Daddy listened and then said it wasn’t a bad idea. “They don’t know anything about real estate,” he told her.
He knew how much Mommy wanted to be part of the restoration and made it easier for her. I was happy because that meant I would have that many more opportunities
to spend time with Jack.
Something subtle began to happen to me as I made more and more visits to the bayou. In the beginning I believed my horrible experience with Buster Trahaw and my frightening time in the swamps had left me with such a bad taste for the bayou that I would never see anything pretty or pleasant about it again. But when I was with Jack and he and I walked over the grounds or drove on the back roads, it was different.
Just as I was eager to show him my city world, he was eager to show me nature, to point out the different flowers and animals. He had a Cajun guide’s eye and could spot sleeping baby alligators, brown pelicans, marsh hawks, and butcher birds. I would have to stare and stare and sometimes be taken by the hand and nearly brought right up to them before I saw what he saw. Then I would nearly burst with astonishment.

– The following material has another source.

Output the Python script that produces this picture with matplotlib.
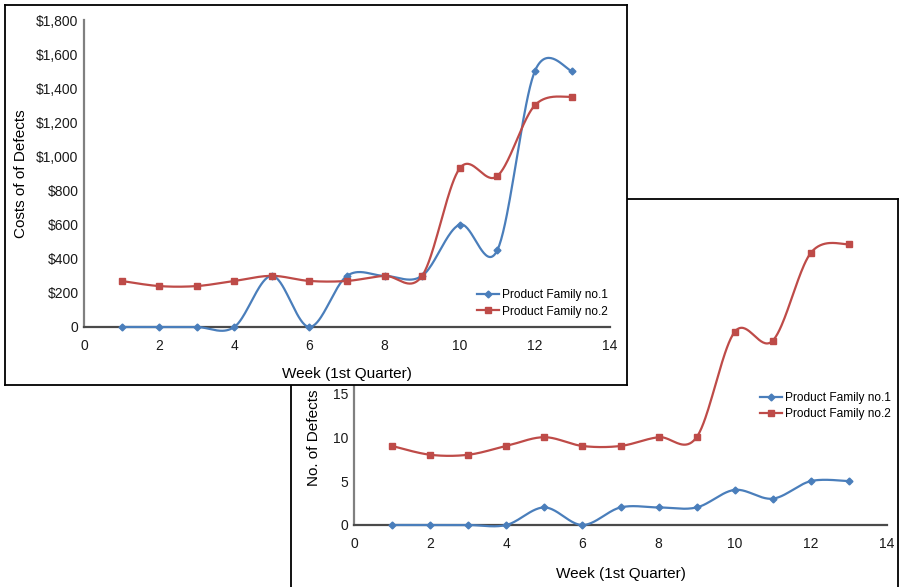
import numpy as np
import matplotlib
matplotlib.use("Agg")
import matplotlib.pyplot as plt
from matplotlib.lines import Line2D
from matplotlib.ticker import FuncFormatter, MultipleLocator

plt.rcParams['font.family'] = ['Liberation Sans', 'DejaVu Sans']

# ---- data ----
weeks = [1, 2, 3, 4, 5, 6, 7, 8, 9, 10, 11, 12, 13]
cost_family1 = [0, 0, 0, 0, 300, 0, 300, 300, 300, 600, 450, 1500, 1500]
cost_family2 = [270, 240, 240, 270, 300, 270, 270, 300, 300, 930, 885, 1300, 1350]
defects_family1 = [0, 0, 0, 0, 2, 0, 2, 2, 2, 4, 3, 5, 5]
defects_family2 = [9, 8, 8, 9, 10, 9, 9, 10, 10, 22, 21, 31, 32]
series_names = ["Product Family no.1", "Product Family no.2"]
x_label = "Week (1st Quarter)"
cost_label = "Costs of of Defects"
defects_label = "No. of Defects"

BLUE = "#4a7ebb"
RED = "#be4b48"

W, H = 902, 587
fig = plt.figure(figsize=(W / 100, H / 100), dpi=100)


def px_rect(x0, y0, x1, y1):
    return [x0 / W, 1 - y1 / H, (x1 - x0) / W, (y1 - y0) / H]


def smooth(x, y, n=40):
    """Cubic Bezier smoothing through every point (spreadsheet-style smooth line)."""
    pts = np.column_stack([x, y]).astype(float)
    P = np.vstack([pts[0], pts, pts[-1]])
    out = []
    t = np.linspace(0, 1, n)[:, None]
    for i in range(1, len(P) - 2):
        p0, p1, p2, p3 = P[i - 1], P[i], P[i + 1], P[i + 2]
        c1 = p1 + (p2 - p0) / 6
        c2 = p2 - (p3 - p1) / 6
        seg = ((1 - t) ** 3) * p1 + 3 * ((1 - t) ** 2) * t * c1 \
            + 3 * (1 - t) * t ** 2 * c2 + t ** 3 * p2
        out.append(seg if i == 1 else seg[1:])
    s = np.vstack(out)
    return s[:, 0], s[:, 1]


def panel(rect):
    a = fig.add_axes(rect)
    a.set_xticks([])
    a.set_yticks([])
    a.set_facecolor("white")
    for s in a.spines.values():
        s.set_color("black")
        s.set_linewidth(1.3)
    return a


def draw_series(ax, yvals, color, marker, ms):
    sx, sy = smooth(weeks, yvals)
    ax.plot(sx, sy, color=color, lw=1.6, clip_on=False, zorder=3,
            solid_capstyle="round")
    ax.plot(weeks, yvals, linestyle="none", marker=marker, ms=ms,
            color=color, mec=color, clip_on=False, zorder=4)


def style_axes(ax):
    for side in ("top", "right"):
        ax.spines[side].set_visible(False)
    ax.spines["left"].set_color("#808080")
    ax.spines["left"].set_linewidth(1.6)
    ax.spines["bottom"].set_color("#4a4a4a")
    ax.spines["bottom"].set_linewidth(1.6)
    ax.tick_params(axis="both", length=0, labelsize=10, colors="#1a1a1a")
    ax.tick_params(axis="x", pad=9)
    ax.tick_params(axis="y", pad=4)
    ax.set_xlim(0, 14)
    ax.xaxis.set_major_locator(MultipleLocator(2))
    ax.patch.set_alpha(0)


def legend(ax, anchor):
    handles = [
        Line2D([], [], color=BLUE, lw=1.6, marker="D", ms=3.5),
        Line2D([], [], color=RED, lw=1.6, marker="s", ms=5),
    ]
    ax.legend(handles, series_names, loc="center left", bbox_to_anchor=anchor,
              frameon=False, fontsize=8.6, handlelength=1.8, handletextpad=0.3,
              labelspacing=0.35, borderpad=0, borderaxespad=0)


# ---- back panel: number of defects ----
panel(px_rect(291, 199, 898, 620))
ax2 = fig.add_axes(px_rect(354, 217.7, 887, 525))
style_axes(ax2)
ax2.set_ylim(0, 35)
ax2.yaxis.set_major_locator(MultipleLocator(5))
draw_series(ax2, defects_family1, BLUE, "D", 3.5)
draw_series(ax2, defects_family2, RED, "s", 5)
ax2.set_xlabel(x_label, fontsize=11, labelpad=11)
ax2.set_ylabel(defects_label, fontsize=11)
ax2.yaxis.set_label_coords(-0.061, (525 - 438) / (525 - 217.7))
legend(ax2, ((760 - 354) / 533, (525 - 406) / (525 - 217.7)))

# ---- front panel: cost of defects ----
panel(px_rect(5, 5, 627, 385))
ax1 = fig.add_axes(px_rect(84, 20, 610, 327))
style_axes(ax1)
ax1.set_ylim(0, 1800)
ax1.yaxis.set_major_locator(MultipleLocator(200))
ax1.yaxis.set_major_formatter(FuncFormatter(lambda v, p: "0" if v == 0 else f"${v:,.0f}"))
draw_series(ax1, cost_family1, BLUE, "D", 3.5)
draw_series(ax1, cost_family2, RED, "s", 5)
ax1.set_xlabel(x_label, fontsize=11, labelpad=10)
ax1.set_ylabel(cost_label, fontsize=11, labelpad=6)
legend(ax1, ((477 - 84) / 526, (327 - 303.5) / 307))

fig.savefig("out.png", dpi=100)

I saw the bayou during every season, met many of the local people, and got to know and like them. I felt they liked me too, especially because Jack was bringing me around. I enjoyed their stories and their expressions and earthy humor. It was always a refreshing change from the hubbub of city life and the complexities of college.
In the late fall of the following year, Jack surprised me and Mommy by showing us what he had been doing during his spare time: he had been restoring the old shack. Now it truly looked like the toothpick-legged Cajun home in my fantasy. The new tin roof gleamed in the sunlight. He had replaced and stained the railings on the gallery and the steps, removed the broken floorboards, replaced the windows, and cleaned up and trimmed the grounds. He had even restored the racks where Mommy and Great-Grandmere Catherine used to sell their handicrafts and gumbo to the tourists.
Mommy beamed. She clapped her hands with joy and amazement and went through the shack declaring her astonishment and pleasure. Jack had repaired the old rocker, too. Mommy said she could stand back and easily imagine her grandmere sitting in it again. While she relaxed on the gallery and reminisced, Jack and I walked to the water. He held my hand.
“See that current there?” He pointed. “Watch. In a minute you’re going to see a big snapper. There she is. See her?”